Calculating based upon the latter figure (the 7,500 creators who took home over $100,000 from Spotify streaming royalties) and the eight million or so total creators that Ek mentioned, just .094 percent of on-platform creators make more than $100,000 annually in royalties from Spotify, which had 345 million MAUs as of Q4 2020.
The relatively small collection of professionals who generate $100,000+ per year from Spotify is noteworthy given that Ek has long expressed a desire to see a larger share of artists live off their streaming income. Building upon the point, Spotify’s per-share royalty rate has reportedly decreased in recent years, as its music library has continued to grow while pricing has stayed the same in most major markets.

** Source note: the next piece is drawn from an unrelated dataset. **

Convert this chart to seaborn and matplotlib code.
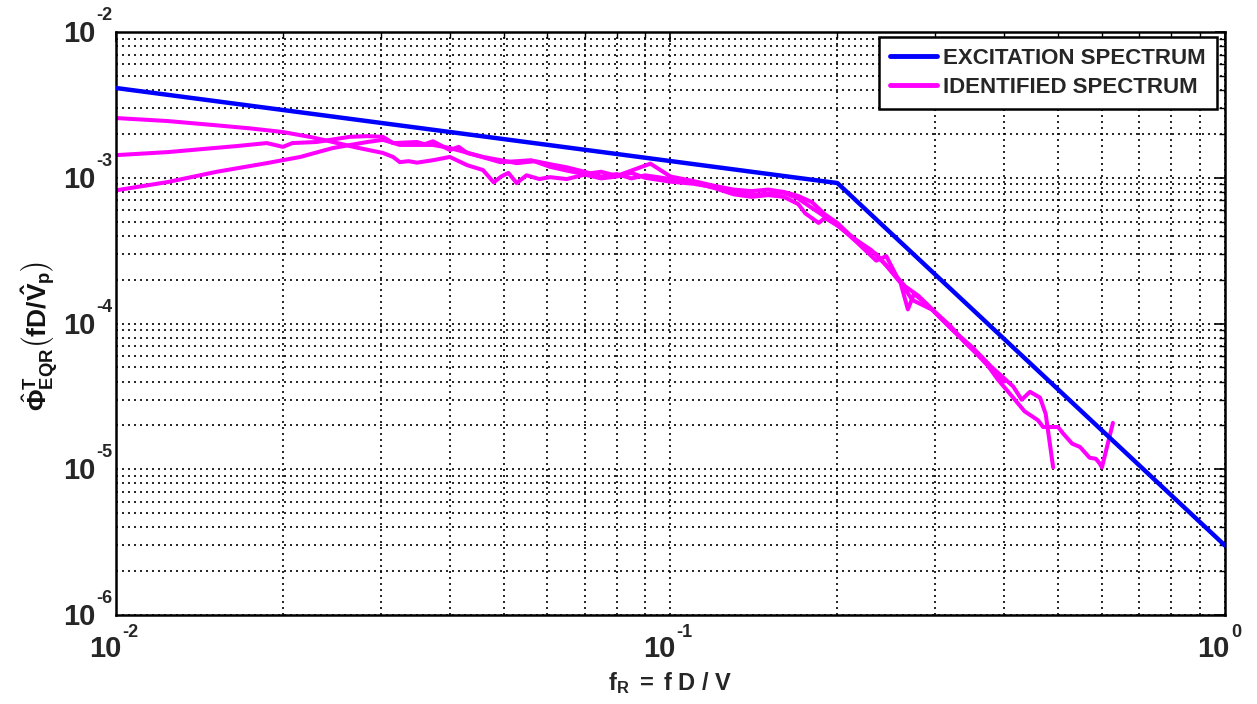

For reference, Spotify’s eight million current creators have made 70 million tracks and north of 2.2 million podcasts available to fans, according to another formal release and the Q4 2020 earnings report, respectively. Spotify paid $5 billion to rightsholders in 2020, the former source relayed, whereas 57 percent of artists generated some 90 percent of monthly streams. The 57 percent figure represents a 400 percent hike across the last six years.
That the creator-growth trend appears poised to proceed during the next half decade, possibly en route to the massive 2025 creator benchmark that Ek highlighted, is therefore worth bearing in mind with regard to Spotify’s per-stream payment rate.
More pressingly, Spotify doesn’t have plans to raise prices in the U.S. anytime soon, and despite arriving in South Korea without an ad-supported tier, the company expects paid subscribers to number 155 million to 158 million at Q1 2021’s end. 155 million individuals had premium Spotify plans as of Q4 2020, but costs vary dramatically based upon one’s location.